GMIs it impossible for an organisation to be nimble? Is there key legislation that could change the way our public spaces are used and how we engage with them?
BBI always think about a British guy called Colin Ward who died a few years ago. He was an anarchist, and he always talked about the best anarchist organisations as being small, temporary, voluntary, and non-hierarchical. I think councils can go about it that way, by supporting little things that are allowed to fail, that can emerge then disappear. They have all the characteristics that councils don’t have and that council can’t afford, economically or politically because things need to be sound and stable and present and publicly accessible.
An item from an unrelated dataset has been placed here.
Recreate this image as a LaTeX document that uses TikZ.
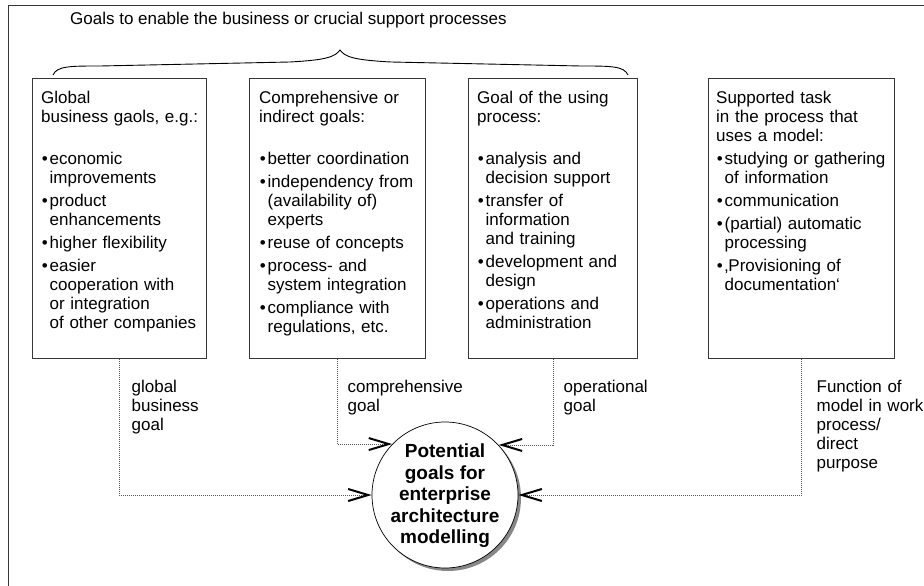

I think it’s important that these things are the opposite of councils. But can still co-exist with them.
GMSo is it about council shifting their outlook and saying, we are not controllers but facilitators?
BBPart of it.
GMWhat do you hope future plans of the city will take from this movement?
BBI think the city is at a very dynamic point. The hopes we had for it I think are happening, which is that council is taking very seriously the transitional projects and putting in funding and schemes to support them, and the central government, which had previously being uninterested, is starting to realise their plans are going to take six, seven, eight years to implement. So there needs to be more activity immediately, particularly as the cordoned-off zone has now been removed. And that’s our immediate intentions, the five year window, we’ve got no idea what the city is going to be in ten years… we’re quite open about not knowing.